BEGIN

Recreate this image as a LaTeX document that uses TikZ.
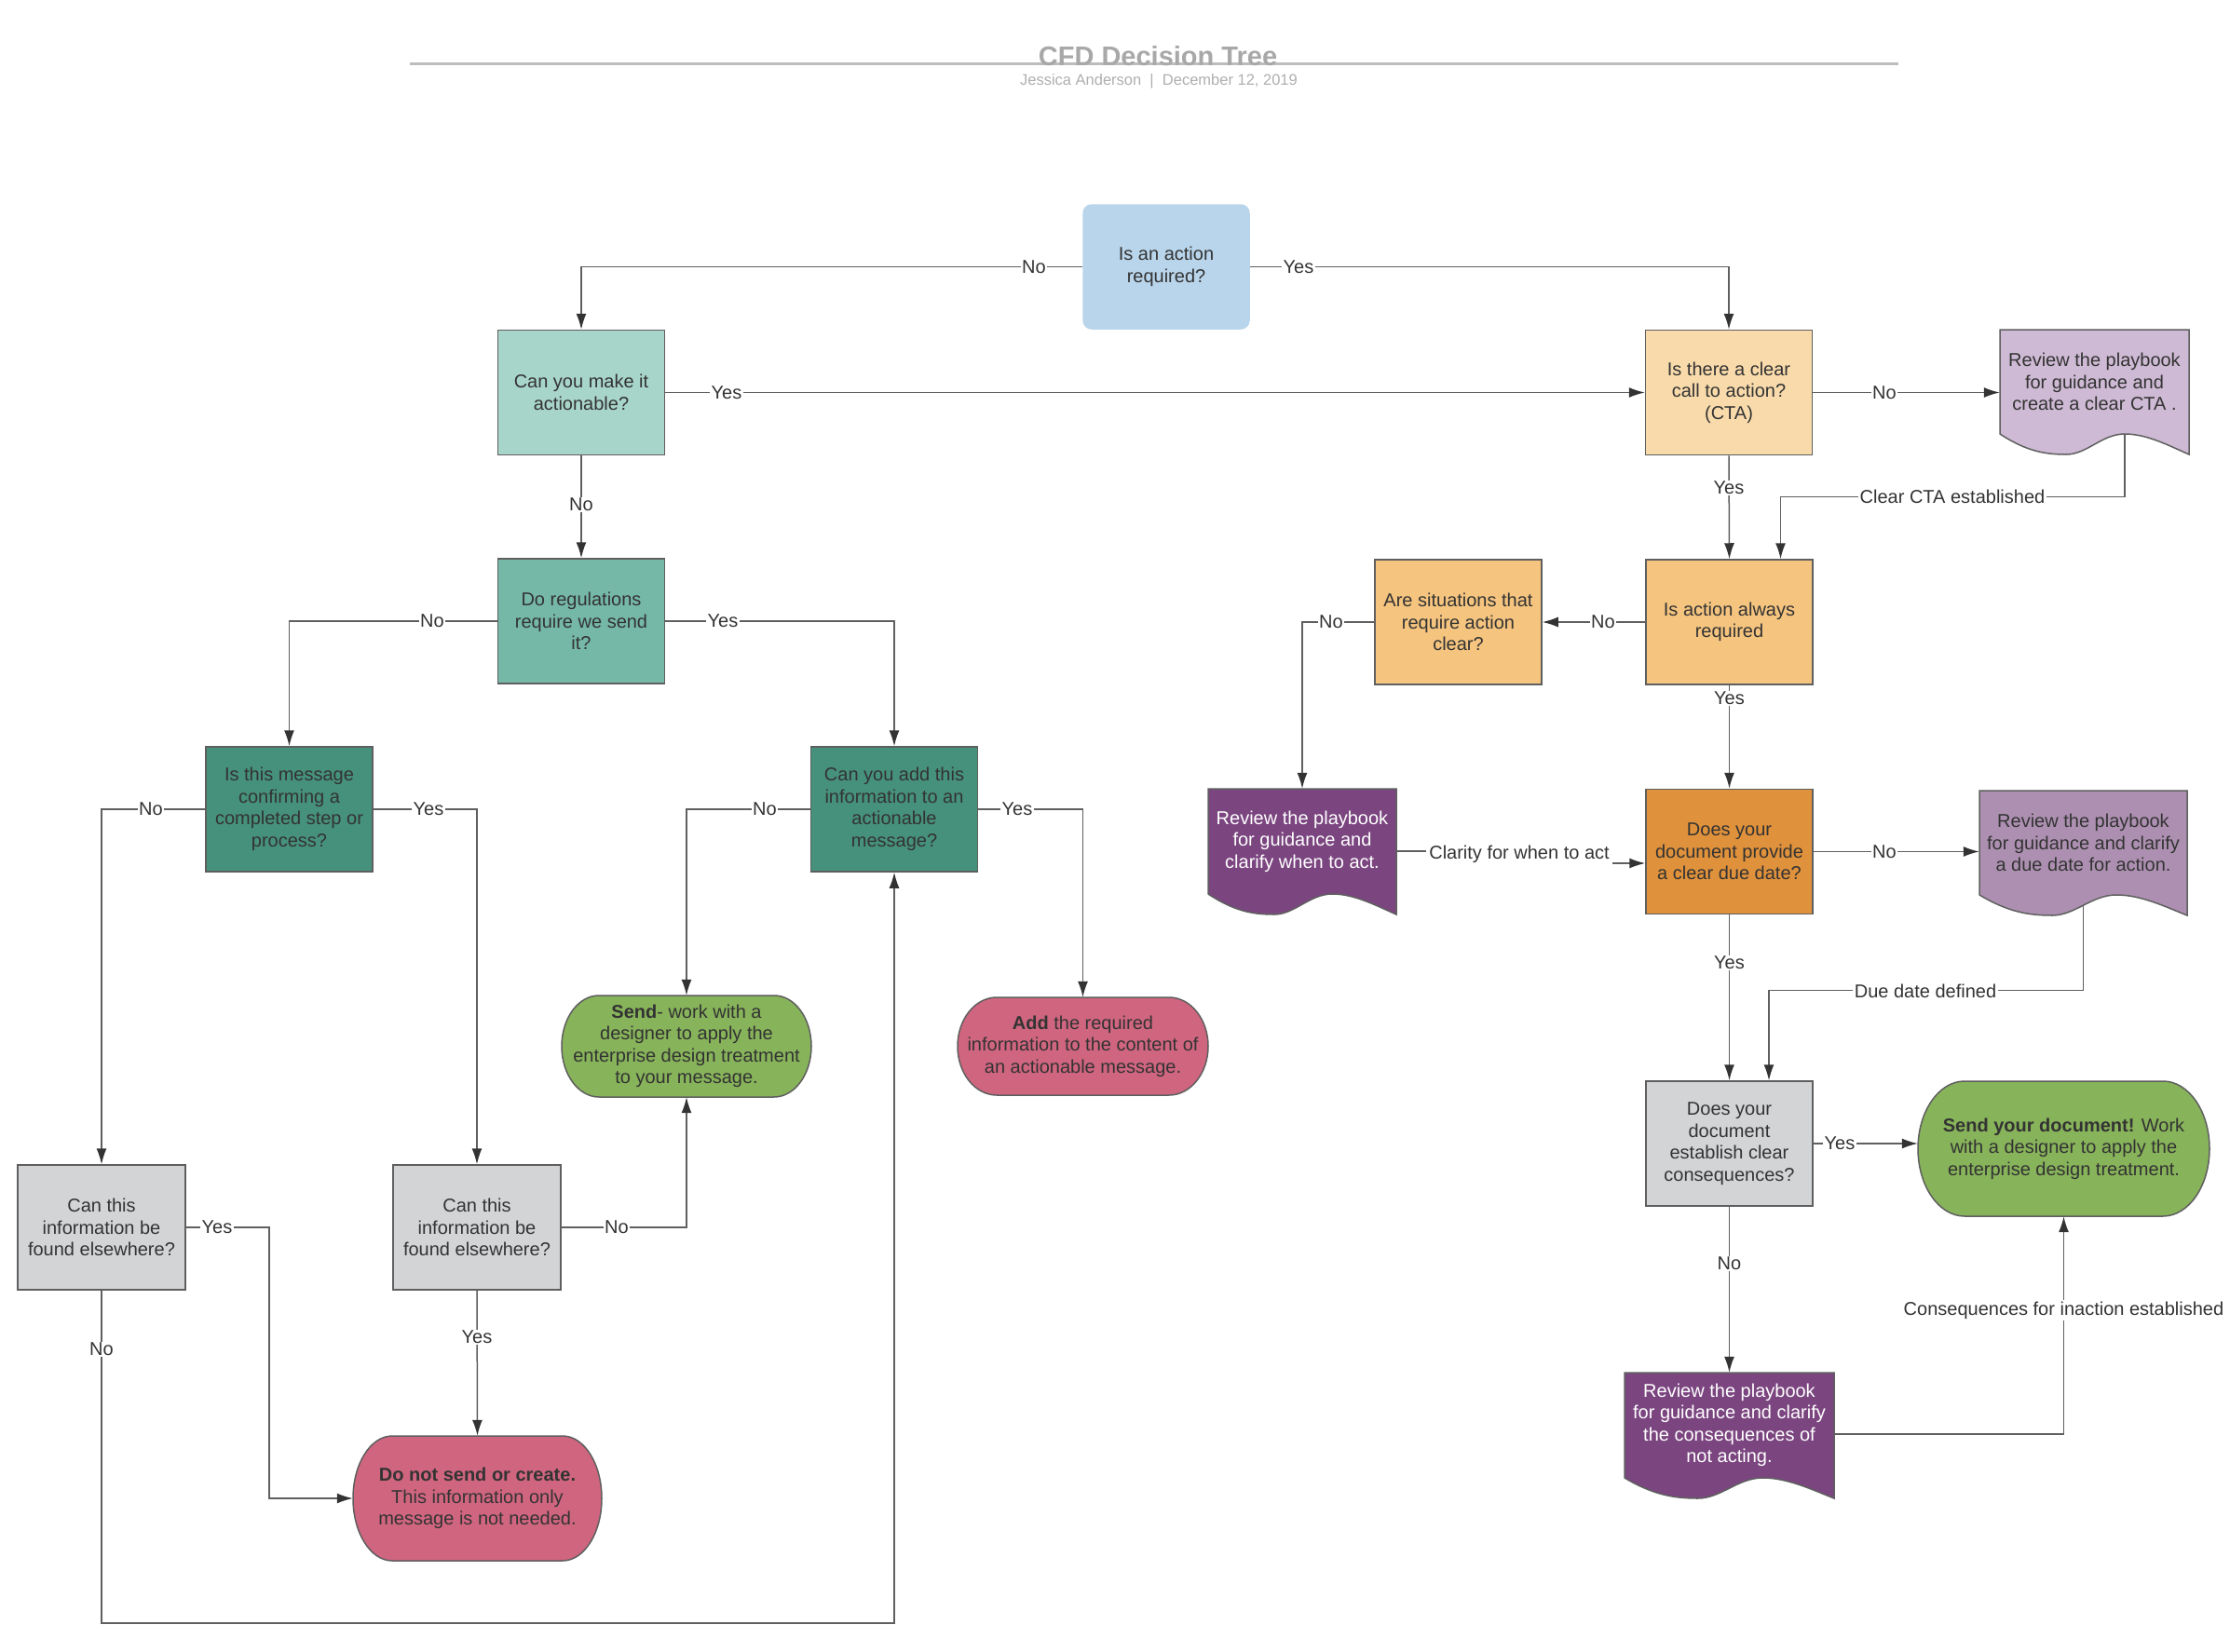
\documentclass[tikz,border=0pt]{standalone}
\usepackage{fontspec}
\setmainfont{Liberation Sans}
\usetikzlibrary{arrows.meta,calc}
\definecolor{txt}{HTML}{333333}
\definecolor{bord}{HTML}{5F5F5F}
\definecolor{lin}{HTML}{5F5F5F}
\definecolor{arr}{HTML}{333333}
\definecolor{cA}{HTML}{B9D5EB}
\definecolor{cB}{HTML}{A8D5CA}
\definecolor{cC}{HTML}{75B8A8}
\definecolor{cD}{HTML}{46917B}
\definecolor{cF}{HTML}{F9DBAB}
\definecolor{cH}{HTML}{F5C47F}
\definecolor{cK}{HTML}{E0913B}
\definecolor{cG}{HTML}{CEBAD4}
\definecolor{cJ}{HTML}{7B4580}
\definecolor{cL}{HTML}{AD90B1}
\definecolor{cM}{HTML}{D3D4D6}
\definecolor{cN}{HTML}{87B35A}
\definecolor{cR}{HTML}{D0657F}
\definecolor{titlec}{HTML}{A8A8A8}
\definecolor{subc}{HTML}{AFAFAF}
\definecolor{tline}{HTML}{BDBDBD}
\newcommand{\nodefont}{\fontsize{20}{23.5}\selectfont}
% document shape background: style, x1, y1, x2, y2, d
\newcommand{\docbg}[6]{%
  \pgfmathsetmacro\docw{#4-#2}%
  \path[#1] (#2,#3) -- (#4,#3) -- (#4,#5)
    .. controls ({#2+0.9*\docw},{#5-0.4*#6}) and ({#2+0.78*\docw},{#5-#6}) .. ({#2+0.66*\docw},{#5-#6})
    .. controls ({#2+0.54*\docw},{#5-#6}) and ({#2+0.46*\docw},#5) .. ({#2+0.35*\docw},#5)
    .. controls ({#2+0.24*\docw},#5) and ({#2+0.14*\docw},{#5-0.15*#6}) .. (#2,{#5-#6}) -- cycle;}
% terminator background: style, x1, y1, x2, y2, rx
\newcommand{\termbg}[6]{%
  \pgfmathsetmacro\termry{(#5-#3)/2}%
  \path[#1] ({#2+#6},#3) -- ({#4-#6},#3)
    arc[start angle=90,end angle=-90,x radius=#6pt,y radius=\termry pt]
    -- ({#2+#6},#5)
    arc[start angle=270,end angle=90,x radius=#6pt,y radius=\termry pt] -- cycle;}
\tikzset{
  base/.style={font=\nodefont, text=txt, align=center, inner sep=0pt},
  box/.style={base, draw=bord, line width=1.5pt, minimum width=179pt, minimum height=134pt},
  shapebg/.style={draw=bord, line width=1.5pt},
  conn/.style={draw=lin, line width=1.5pt, -{Latex[length=17pt,width=11pt,color=arr]}},
  lbl/.style={base, fill=white, inner sep=1.5pt}
}
\begin{document}
\begin{tikzpicture}[x=1pt,y=-1pt]
\useasboundingbox (0,0) rectangle (2394,1774);
\fill[white] (0,0) rectangle (2394,1774);

% title
\draw[line width=3pt, tline] (440,69) -- (2038,69);
\node[font=\bfseries\fontsize{29}{34}\selectfont, text=titlec, anchor=base, inner sep=0pt] (title) at (1243,71) {CFD Decision Tree};
\node[font=\fontsize{16.5}{20}\selectfont, text=subc, anchor=base, inner sep=0pt] (subtitle) at (1244,92) {Jessica Anderson\ \ |\ \ December 12, 2019};

% backgrounds of documents and terminators
\docbg{shapebg, fill=cG}{2147}{354}{2350}{488}{22}
\docbg{shapebg, fill=cJ}{1297}{847}{1499}{982}{22}
\docbg{shapebg, fill=cL}{2125}{849}{2348}{983}{22}
\docbg{shapebg, fill=cJ}{1744}{1474}{1969}{1609}{22}
\termbg{shapebg, fill=cN}{2059}{1161}{2372}{1306}{50}
\termbg{shapebg, fill=cR}{379}{1542}{646}{1676}{42}
\termbg{shapebg, fill=cN}{603}{1069}{871}{1178}{40}
\termbg{shapebg, fill=cR}{1028}{1071}{1297}{1176}{42}

% boxes
\node[box, fill=cA, draw=cA, rounded corners=9pt, minimum width=178pt, minimum height=133pt] (A) at (1252,286.5) {Is an action\\required?};
\node[box, fill=cB] (B) at (624,421.5) {Can you make it\\actionable?};
\node[box, fill=cC] (C) at (624,667) {Do regulations\\require we send\\it?};
\node[box, fill=cD] (D) at (310.5,869) {Is this message\\confirming a\\completed step or\\process?};
\node[box, fill=cD] (E) at (960,869) {Can you add this\\information to an\\actionable\\message?};
\node[box, fill=cF] (F) at (1856,421.5) {Is there a clear\\call to action?\\(CTA)};
\node[box, fill=cH] (H) at (1856.5,668) {Is action always\\required};
\node[box, fill=cH] (I) at (1565.5,668) {Are situations that\\require action\\clear?};
\node[box, fill=cK] (K) at (1856.5,914.5) {Does your\\document provide\\a clear due date?};
\node[box, fill=cM] (M) at (1856.5,1228) {Does your\\document\\establish clear\\consequences?};
\node[box, fill=cM, minimum width=180pt] (P) at (109,1318) {Can this\\information be\\found elsewhere?};
\node[box, fill=cM, minimum width=180pt] (Q) at (512,1318) {Can this\\information be\\found elsewhere?};

% document texts (upper part of each document)
\node[base, minimum width=203pt, minimum height=112pt] (G) at (2248.5,410) {Review the playbook\\for guidance and\\create a clear CTA .};
\node[base, text=white, minimum width=202pt, minimum height=113pt] (J) at (1398,903.5) {Review the playbook\\for guidance and\\clarify when to act.};
\node[base, minimum width=223pt, minimum height=112pt] (L) at (2236.5,905) {Review the playbook\\for guidance and clarify\\a due date for action.};
\node[base, text=white, minimum width=225pt, minimum height=113pt] (O) at (1856.5,1530.5) {Review the playbook\\for guidance and clarify\\the consequences of\\not acting.};

% terminator texts
\node[base, minimum width=313pt, minimum height=145pt] (N) at (2215.5,1233.5) {\textbf{Send your document!} Work\\with a designer to apply the\\enterprise design treatment.};
\node[base, minimum width=267pt, minimum height=134pt] (R) at (512.5,1609) {\textbf{Do not send or create.}\\This information only\\message is not needed.};
\node[base, minimum width=268pt, minimum height=109pt] (S) at (737,1123.5) {\textbf{Send}- work with a\\designer to apply the\\enterprise design treatment\\to your message.};
\node[base, minimum width=269pt, minimum height=105pt] (T) at (1162.5,1123.5) {\textbf{Add} the required\\information to the content of\\an actionable message.};

\coordinate (Gb) at ($(G.south west)!0.66!(G.south east)$);
\coordinate (Lb) at ($(L.south)+(0,11)$);

% connectors
\draw[conn] (A.west) -| (B.north);
\draw[conn] (A.east) -| (F.north);
\draw[conn] (B.east) -- (F.west);
\draw[conn] (B.south) -- (C.north);
\draw[conn] (F.east) -- (F.east -| G.west);
\draw[conn] (F.south) -- (H.north);
\draw[conn] (Gb) |- ($(H.north)+(55,-67)$) -- ($(H.north)+(55,0)$);
\draw[conn] (C.west) -| (D.north);
\draw[conn] (C.east) -| (E.north);
\draw[conn] (H.west) -- (I.east);
\draw[conn] (H.south) -- (K.north);
\draw[conn] (I.west) -| (J.north);
\draw[conn] (D.west) -| (P.north);
\draw[conn] (D.east) -| (Q.north);
\draw[conn] (E.west) -| (S.north);
\draw[conn] (E.east) -| (T.north);
\draw[conn] ($(J.east)+(0,10.5)$) -- ($(J.east)+(224,10.5)$) |- ($(K.west)+(0,12.5)$);
\draw[conn] (K.east) -- (K.east -| L.west);
\draw[conn] (K.south) -- (M.north);
\draw[conn] (Lb) |- ($(M.north)+(42.5,-97)$) -- ($(M.north)+(42.5,0)$);
\draw[conn] (M.east) -- (M.east -| N.west);
\draw[conn] (M.south) -- (O.north);
\draw[conn] ($(O.east)+(0,9.5)$) -| (N.south);
\draw[conn] (P.east) -- ++(89,0) |- (R.west);
\draw[conn] (P.south) -- ++(0,357) -| (E.south);
\draw[conn] (Q.south) -- (R.north);
\draw[conn] (Q.east) -| (S.south);

% labels
\node[lbl] (lA1) at (1110,286.5) {No};
\node[lbl] (lA2) at (1394,286.5) {Yes};
\node[lbl] (lB1) at (780,421.5) {Yes};
\node[lbl] (lB2) at (624,542) {No};
\node[lbl] (lF1) at (2023,421.5) {No};
\node[lbl] (lF2) at (1856,524) {Yes};
\node[lbl] (lG) at (2096,533) {Clear CTA established};
\node[lbl] (lC1) at (464,667) {No};
\node[lbl] (lC2) at (776,667) {Yes};
\node[lbl] (lH1) at (1721,668) {No};
\node[lbl] (lH2) at (1856.5,750) {Yes};
\node[lbl] (lI) at (1429,668) {No};
\node[lbl] (lD1) at (162,869) {No};
\node[lbl] (lD2) at (460,869) {Yes};
\node[lbl] (lE1) at (821,869) {No};
\node[lbl] (lE2) at (1092,869) {Yes};
\node[lbl, inner xsep=3pt] (lJ) at (1631,917) {Clarity for when to act};
\node[lbl] (lK1) at (2023,914.5) {No};
\node[lbl] (lK2) at (1856.5,1034) {Yes};
\node[lbl] (lL) at (2067,1064) {Due date defined};
\node[lbl] (lM1) at (1975,1228) {Yes};
\node[lbl] (lM2) at (1856.5,1357) {No};
\node[lbl] (lO) at (2215.5,1407) {Consequences for inaction established};
\node[lbl] (lP1) at (233,1318) {Yes};
\node[lbl] (lP2) at (109,1449) {No};
\node[lbl] (lQ1) at (512,1436) {Yes};
\node[lbl] (lQ2) at (662,1318) {No};
\end{tikzpicture}
\end{document}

END

■ Task to carry out:
Work out how many lines above have the string "that" in them, and give only the number.

■ Task response:
2